■ SUPPLIED INFORMATION ■

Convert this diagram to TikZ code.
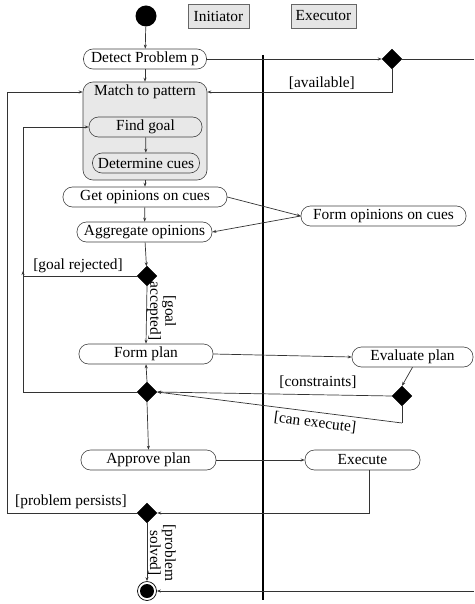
\documentclass[tikz,border=0pt]{standalone}
\usepackage{fontspec}
\setmainfont{Liberation Serif}
\usetikzlibrary{shapes.geometric,arrows.meta,calc}
\begin{document}
\begin{tikzpicture}[x=1pt,y=-1pt,
  font=\fontsize{15.4}{16}\selectfont,
  ln/.style={draw=black!80,line width=0.7pt},
  arr/.style={ln,-{Stealth[length=4pt,width=3pt]}},
  act/.style={draw=black!75,line width=0.6pt,rounded corners=9.5pt,minimum height=20pt,inner sep=1pt,fill=white},
  dia/.style={diamond,fill=black,draw=black,minimum size=20pt,inner sep=0pt},
  hdr/.style={draw=black!60,fill=black!10,line width=0.7pt,minimum height=24pt,inner sep=3pt},
  lbl/.style={inner sep=1pt}]
\useasboundingbox (0,0) rectangle (474,604);
% swimlane line
\coordinate (laneT) at (263,55);
\coordinate (laneB) at (263,600);
\draw[line width=1.3pt] (laneT) -- (laneB);
% headers
\node[hdr,minimum width=61pt] (init) at (218.5,16) {Initiator};
\node[hdr,minimum width=65pt] (exec) at (323.5,16) {Executor};
% start
\node[circle,fill=black,minimum size=21pt,inner sep=0pt] (start) at (146,16) {};
% nodes
\node[act,minimum width=123pt] (detect) at (145,59) {Detect Problem p};
\node[draw=black!75,line width=0.6pt,rounded corners=10pt,fill=black!9,minimum width=124pt,minimum height=98pt] (match) at (145,131) {};
\node[lbl] (mtitle) at (145,92) {Match to pattern};
\node[act,minimum width=113pt,fill=black!9] (find) at (145.5,127) {Find goal};
\node[act,minimum width=107pt,fill=black!9] (cues) at (146,163) {Determine cues};
\node[act,minimum width=164pt] (getop) at (145,197) {Get opinions on cues};
\node[act,minimum width=135pt] (aggr) at (144.5,232) {Aggregate opinions};
\node[act,minimum width=165pt] (formop) at (383.5,216) {Form opinions on cues};
\node[dia] (d1) at (392,59) {};
\node[dia] (d2) at (147,276) {};
\node[act,minimum width=134pt] (fplan) at (146,354) {Form plan};
\node[act,minimum width=121pt] (eplan) at (412.5,357) {Evaluate plan};
\node[dia] (d3) at (402,396) {};
\node[dia] (d4) at (147,392) {};
\node[act,minimum width=135pt] (approve) at (148.5,460) {Approve plan};
\node[act,minimum width=115pt] (execute) at (362.5,460) {Execute};
\node[dia] (d5) at (147,513) {};
\node[circle,draw=black,line width=0.7pt,fill=white,minimum size=19pt,inner sep=0pt] (end) at (147,591) {};
\node[circle,fill=black,minimum size=14pt,inner sep=0pt] (endin) at (147,591) {};
% free ends
\coordinate (rt1) at (474,59);
\coordinate (rt2) at (474,591);
\coordinate (ce) at (402,423);
% connectors
\draw[arr] (start) -- (detect);
\draw[arr] (detect) -- (match);
\draw[arr] (detect.east) -- (d1.west);
\draw[ln] (d1.east) -- (rt1);
\draw[arr] (d1.south) |- (match.east |- mtitle) node[lbl,pos=0.69,above=1pt] {[available]};
\draw[arr] (find) -- (cues);
\draw[arr] (match.south) -- (getop.north);
\draw[arr] (getop) -- (aggr);
\draw[arr] (getop.east) -- (formop.west);
\draw[arr] (formop.west) -- (aggr.east);
\draw[arr] (aggr) -- (d2);
\draw[arr] (d2.west) -| (23,271);
\node[lbl] (grej) at (78,266) {[goal rejected]};
\draw[arr] (d2.south) -- (fplan.north);
\node[lbl,rotate=-90,align=center,font=\fontsize{15.4}{13}\selectfont] (gacc) at (161.5,311) {[goal\\accepted]};
\draw[arr] (fplan.east) -- (eplan.west);
\draw[arr] (eplan.south) -- (d3.north);
\draw[arr] (d3.west) -- (d4.east) node[lbl,pos=0.315,above=5pt] {[constraints]};
\draw[ln] (d3.south) -- (ce);
\draw[arr] (ce) -- (d4.east) node[lbl,pos=0.35,sloped,below=3pt] {[can execute]};
\draw[arr] (d4.north) -- (fplan.south);
\draw[arr] (d4.west) -| (23,127) -- (find.west);
\draw[arr] (d4.south) -- (approve.north);
\draw[arr] (approve.east) -- (execute.west);
\draw[arr] (execute.south -| 369,0) |- (d5.east);
\draw[arr] (d5.west) -| (7,92) -- (match.west |- mtitle);
\node[lbl] (pers) at (71,502) {[problem persists]};
\draw[arr] (d5.south) -- (end.north);
\node[lbl,rotate=-90,align=center,font=\fontsize{15.4}{13}\selectfont] (psol) at (162,553) {[problem\\solved]};
\draw[arr] (rt2) -- (end.east);
\end{tikzpicture}
\end{document}
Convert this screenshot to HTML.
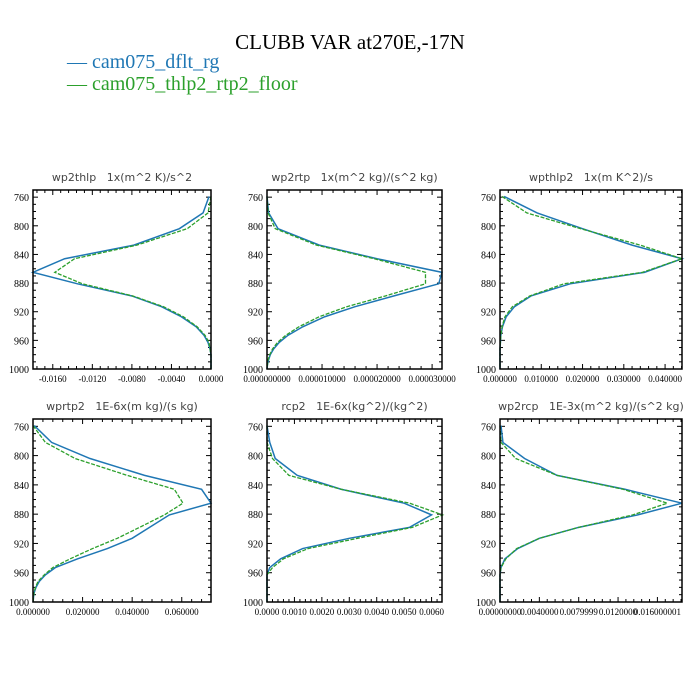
<!DOCTYPE html>
<html><head><meta charset="utf-8"><style>
html,body{margin:0;padding:0;background:#fff;}
svg{display:block;}
.t{font-family:"Liberation Serif",serif;}
.s{font-family:"DejaVu Sans","Liberation Sans",sans-serif;white-space:pre;}
</style></head><body>
<svg id="chart" width="700" height="700" viewBox="0 0 700 700" xmlns="http://www.w3.org/2000/svg">
<rect width="700" height="700" fill="#fff"/>
<text class="t" x="350" y="49" font-size="21" text-anchor="middle">CLUBB VAR at270E,-17N</text>
<g>
<text class="t" x="67" y="68" font-size="20" fill="#1f77b4">— cam075_dflt_rg</text>
<text class="t" x="67" y="90" font-size="20" fill="#2ca02c">— cam075_thlp2_rtp2_floor</text>
</g>
</svg>
<script>
// shared pressure levels (hPa)
const levels = [759,782,804,827,846,865,881,898,913,927,941,953,963,972,980,987,993,998,1000];
const yTicks = [760,800,840,880,920,960,1000];
// panel titles
const titles = ["wp2thlp   1x(m^2 K)/s^2","wp2rtp   1x(m^2 kg)/(s^2 kg)","wpthlp2   1x(m K^2)/s","wprtp2   1E-6x(m kg)/(s kg)","rcp2   1E-6x(kg^2)/(kg^2)","wp2rcp   1E-3x(m^2 kg)/(s^2 kg)"];
// series: dflt (blue) and floor (green)
const p1Blue = [-0.0002,-0.0008,-0.0032,-0.0078,-0.0148,-0.018,-0.0135,-0.0080,-0.0050,-0.0030,-0.0015,-0.0007,-0.0003,-0.0001,0,0,0,0,0];
const p1Green = [0,-0.0003,-0.0024,-0.0075,-0.0138,-0.0158,-0.0130,-0.0079,-0.0048,-0.0028,-0.0014,-0.0006,-0.0002,-0.0001,0,0,0,0,0];
const p2Blue = [0,0.0000003,0.000002,0.0000095,0.000020,0.0000318,0.0000312,0.000023,0.000016,0.0000105,0.0000065,0.0000038,0.0000022,0.0000012,0.0000006,0.0000003,0.0000001,0.00000003,0];
const p2Green = [0,0.0000002,0.0000015,0.000009,0.0000195,0.0000288,0.0000288,0.0000215,0.0000145,0.0000095,0.0000058,0.0000034,0.0000019,0.000001,0.0000005,0.0000002,0.0000001,0.00000003,0];
const p3Blue = [0.001,0.009,0.020,0.032,0.0441,0.035,0.017,0.0075,0.0035,0.0015,0.0006,0.0002,0.0001,0,0,0,0,0,0];
const p3Green = [0.0005,0.0065,0.0195,0.034,0.0441,0.0345,0.0155,0.0072,0.003,0.0012,0.0005,0.0002,0.0001,0,0,0,0,0,0];
const p4Blue = [0.0005,0.0075,0.023,0.045,0.068,0.0718,0.055,0.047,0.040,0.030,0.018,0.009,0.005,0.0025,0.0012,0.0005,0.0002,0.0001,0];
const p4Green = [0,0.005,0.017,0.038,0.057,0.0605,0.053,0.043,0.034,0.024,0.015,0.008,0.0045,0.002,0.001,0.0004,0.0002,0.0001,0];
const p5Blue = [0,0.0001,0.0003,0.0011,0.0027,0.0050,0.0060,0.0052,0.0030,0.0013,0.0005,0.0001,0,0,0,0,0,0,0];
const p5Green = [0,0,0.0002,0.0008,0.0027,0.0052,0.0064,0.0053,0.0033,0.0015,0.0006,0.0002,0,0,0,0,0,0,0];
const p6Blue = [0.0001,0.0003,0.0025,0.0058,0.0127,0.0185,0.0140,0.0080,0.0040,0.0018,0.0005,0.0001,0,0,0,0,0,0,0];
const p6Green = [0,0.0001,0.0016,0.0058,0.0125,0.0170,0.0135,0.0080,0.0040,0.0017,0.0006,0.0001,0,0,0,0,0,0,0];
// x domains and tick values/labels
const xDomains = [[-0.018,0],[0,0.0000318],[0,0.0441],[0,0.0718],[0,0.00638],[0,0.0185]];
const xTickVals = [[-0.016,-0.012,-0.008,-0.004,0],[0,0.00001,0.00002,0.00003],[0,0.01,0.02,0.03,0.04],[0,0.02,0.04,0.06],[0,0.001,0.002,0.003,0.004,0.005,0.006],[0,0.004,0.008,0.012,0.016]];
const xTickLabels = [["-0.0160","-0.0120","-0.0080","-0.0040","0.0000"],["0.000000000","0.000010000","0.000020000","0.000030000"],["0.000000","0.010000","0.020000","0.030000","0.040000"],["0.000000","0.020000","0.040000","0.060000"],["0.0000","0.0010","0.0020","0.0030","0.0040","0.0050","0.0060"],["0.00000000","0.0040000","0.0079999","0.0120000","0.016000001"]];
const blueSeries = [p1Blue,p2Blue,p3Blue,p4Blue,p5Blue,p6Blue];
const greenSeries = [p1Green,p2Green,p3Green,p4Green,p5Green,p6Green];

const NS = "http://www.w3.org/2000/svg";
const svg = document.getElementById('chart');
const lefts = [33,267,500], widths = [178,175,182];
const tops = [190,419], bottoms = [369,602];
function mk(tag, attrs, parent){ const e=document.createElementNS(NS,tag); for(const k in attrs) e.setAttribute(k,attrs[k]); parent.appendChild(e); return e; }

for(let p=0;p<6;p++){
  const col=p%3,row=Math.floor(p/3);
  const L=lefts[col],R=L+widths[col],T=tops[row],B=bottoms[row];
  const d=xDomains[p];
  const xs=v=>L+(v-d[0])/(d[1]-d[0])*(R-L);
  const ys=v=>B-(1000-v)/(1000-750)*(B-T);
  const g=mk('g',{},svg);
  
  
  const tt=mk('text',{x:(L+R)/2,y:T-9,'font-size':11,'text-anchor':'middle',fill:'#444','class':'s'},g);
  
  
  tt.setAttributeNS('http://www.w3.org/XML/1998/namespace','xml:space','preserve');
  tt.textContent=titles[p];
  for(let v=760;v<=1000;v+=10){
    const y=ys(v), major=(v%40===0);
    const len=major?5:3;
    mk('line',{x1:L,y1:y,x2:L+len,y2:y,stroke:'#000','stroke-width':1},g);
    mk('line',{x1:R,y1:y,x2:R-len,y2:y,stroke:'#000','stroke-width':1},g);
  }
  yTicks.forEach(v=>{
    const t=mk('text',{x:L-4,y:ys(v)+4,'font-size':10,'text-anchor':'end','class':'t'},g);
    
    
    t.textContent=String(v);
  });
  const tv=xTickVals[p], step=tv[1]-tv[0];
  for(let i=-1;i<tv.length;i++){
    for(let k=0;k<5;k++){
      const v=tv[0]+i*step+k*step/5;
      if(v<Math.min(d[0],d[1])-1e-12||v>Math.max(d[0],d[1])+1e-12) continue;
      const x=xs(v), len=k===0?5:3;
      mk('line',{x1:x,y1:B,x2:x,y2:B-len,stroke:'#000','stroke-width':1},g);
      mk('line',{x1:x,y1:T,x2:x,y2:T+len,stroke:'#000','stroke-width':1},g);
    }
  }
  tv.forEach((v,i)=>{
    const t=mk('text',{x:xs(v),y:B+13,'font-size':9,'text-anchor':'middle','class':'t'},g);
    
    
    t.textContent=xTickLabels[p][i];
  });
  const bp=mk('polyline',{points:levels.map((l,i)=>xs(blueSeries[p][i])+','+ys(l)).join(' '),fill:'none',stroke:'#1f77b4','stroke-width':1.5},g);
  
  
  const gp=mk('polyline',{points:levels.map((l,i)=>xs(greenSeries[p][i])+','+ys(l)).join(' '),fill:'none',stroke:'#2ca02c','stroke-width':1.3,'stroke-dasharray':'4,1.5'},g);
  
  
  const fr=mk('rect',{x:L,y:T,width:R-L,height:B-T,fill:'none',stroke:'#000','stroke-width':1.5},g);
  
  
}
</script>
</body></html>
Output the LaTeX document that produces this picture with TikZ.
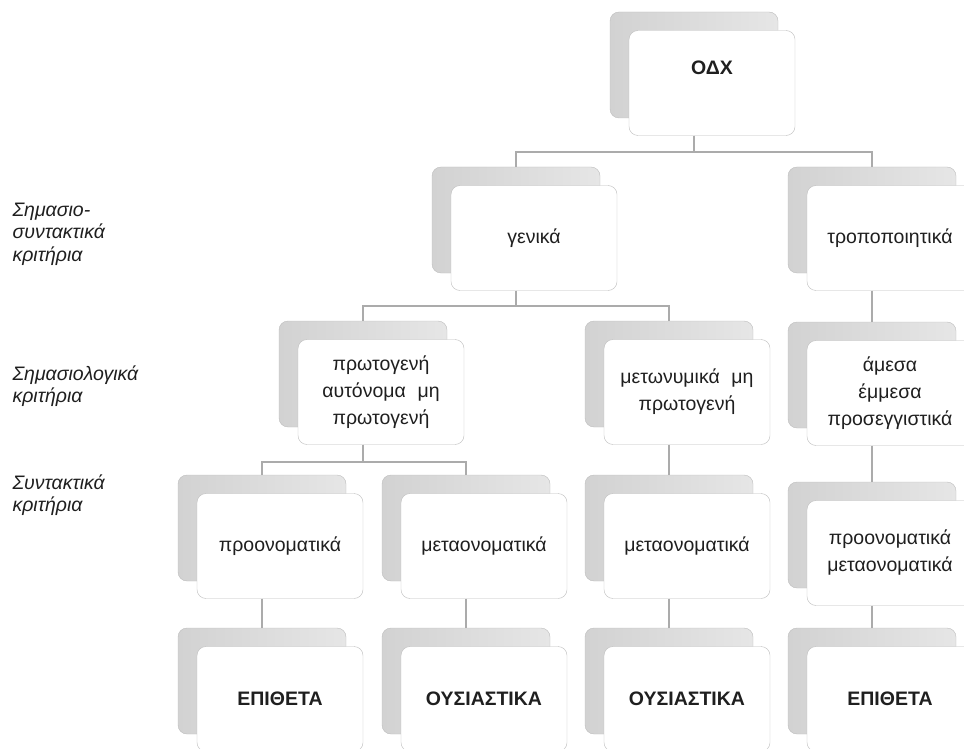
\documentclass[tikz,border=0pt]{standalone}
\usepackage{fontspec}
\setmainfont{Liberation Sans}
\usetikzlibrary{positioning}
\definecolor{CardLine}{HTML}{BDBDBD}
\definecolor{CardBack}{HTML}{DCDCDC}
\definecolor{CardEdge}{HTML}{D2D2D2}
\definecolor{CardLight}{HTML}{E6E6E6}
\definecolor{LinkGray}{HTML}{ABABAB}
\definecolor{InkGray}{HTML}{1F1F1F}

\begin{document}
\begin{tikzpicture}[x=1pt,y=-1pt,
  back/.style={rectangle,rounded corners=9pt,draw=CardLine,left color=CardEdge,right color=CardLight,minimum width=168pt,minimum height=106pt,inner sep=0pt},
  card/.style={rectangle,rounded corners=9pt,draw=CardLine,fill=white,minimum width=166pt,minimum height=105pt,inner sep=3pt,text width=160pt,align=center,text=InkGray,font=\fontsize{19.5}{27}\selectfont,xshift=18pt,yshift=-18pt},
  heavy/.style={font=\bfseries\fontsize{19.5}{23}\selectfont},
  raised/.style={text depth=30pt},
  crit/.style={anchor=west,align=left,text=InkGray,font=\itshape\fontsize{19.5}{22.5}\selectfont},
  link/.style={draw=LinkGray,line width=2.2pt}
]
\useasboundingbox (0,0) rectangle (964,749);
\clip (0,0) rectangle (964,749);

% criteria column
\node[crit] (semsyn) at (9,234) {Σημασιο-\\συντακτικά\\κριτήρια};
\node[crit] (semas) at (9,386) {Σημασιολογικά\\κριτήρια};
\node[crit] (synt) at (9,495) {Συντακτικά\\κριτήρια};

% root
\node[back] (odxb) at (694,65) {};
\node[card,heavy,raised] (odx) at (odxb) {ΟΔΧ};

% first level
\node[back] (genikab) at (516,220) {};
\node[card] (genika) at (genikab) {γενικά};
\node[back] (tropob) at (872,220) {};
\node[card] (tropo) at (tropob) {τροποποιητικά};

% second level
\node[back] (protogb) at (363,374) {};
\node[card] (protog) at (protogb) {πρωτογενή\\αυτόνομα\hspace{0.6em}μη\\πρωτογενή};
\node[back] (metonymb) at (669,374) {};
\node[card] (metonym) at (metonymb) {μετωνυμικά\hspace{0.6em}μη\\πρωτογενή};
\node[back] (amesab) at (872,375) {};
\node[card] (amesa) at (amesab) {άμεσα\\έμμεσα\\προσεγγιστικά};

% third level
\node[back] (proonb) at (262,528) {};
\node[card] (proon) at (proonb) {προονοματικά};
\node[back] (metaonb) at (466,528) {};
\node[card] (metaon) at (metaonb) {μεταονοματικά};
\node[back] (metaonBb) at (669,528) {};
\node[card] (metaonB) at (metaonBb) {μεταονοματικά};
\node[back] (prometb) at (872,535) {};
\node[card] (promet) at (prometb) {προονοματικά\\μεταονοματικά};

% parts of speech
\node[back] (epithb) at (262,681) {};
\node[card,heavy] (epith) at (epithb) {ΕΠΙΘΕΤΑ};
\node[back] (ousiab) at (466,681) {};
\node[card,heavy] (ousia) at (ousiab) {ΟΥΣΙΑΣΤΙΚΑ};
\node[back] (ousiaBb) at (669,681) {};
\node[card,heavy] (ousiaB) at (ousiaBb) {ΟΥΣΙΑΣΤΙΚΑ};
\node[back] (epithBb) at (872,681) {};
\node[card,heavy] (epithB) at (epithBb) {ΕΠΙΘΕΤΑ};

% connectors
\draw[link] (odxb |- odx.south) -- ++(0,16) -| (genikab.north);
\draw[link] (odxb |- odx.south) -- ++(0,16) -| (tropob.north);
\draw[link] (genikab |- genika.south) -- ++(0,15) -| (protogb.north);
\draw[link] (genikab |- genika.south) -- ++(0,15) -| (metonymb.north);
\draw[link] (tropob |- tropo.south) -- (amesab.north);
\draw[link] (protogb |- protog.south) -- ++(0,17) -| (proonb.north);
\draw[link] (protogb |- protog.south) -- ++(0,17) -| (metaonb.north);
\draw[link] (metonymb |- metonym.south) -- (metaonBb.north);
\draw[link] (amesab |- amesa.south) -- (prometb.north);
\draw[link] (proonb |- proon.south) -- (epithb.north);
\draw[link] (metaonb |- metaon.south) -- (ousiab.north);
\draw[link] (metaonBb |- metaonB.south) -- (ousiaBb.north);
\draw[link] (prometb |- promet.south) -- (epithBb.north);
\end{tikzpicture}
\end{document}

■ INSTRUCTIONS FOR THE TASK ■
From the entries above, extract every line where the word "Convert" appears.

■ TASK RESPONSE ■
Convert this diagram to TikZ code.
Convert this screenshot to HTML.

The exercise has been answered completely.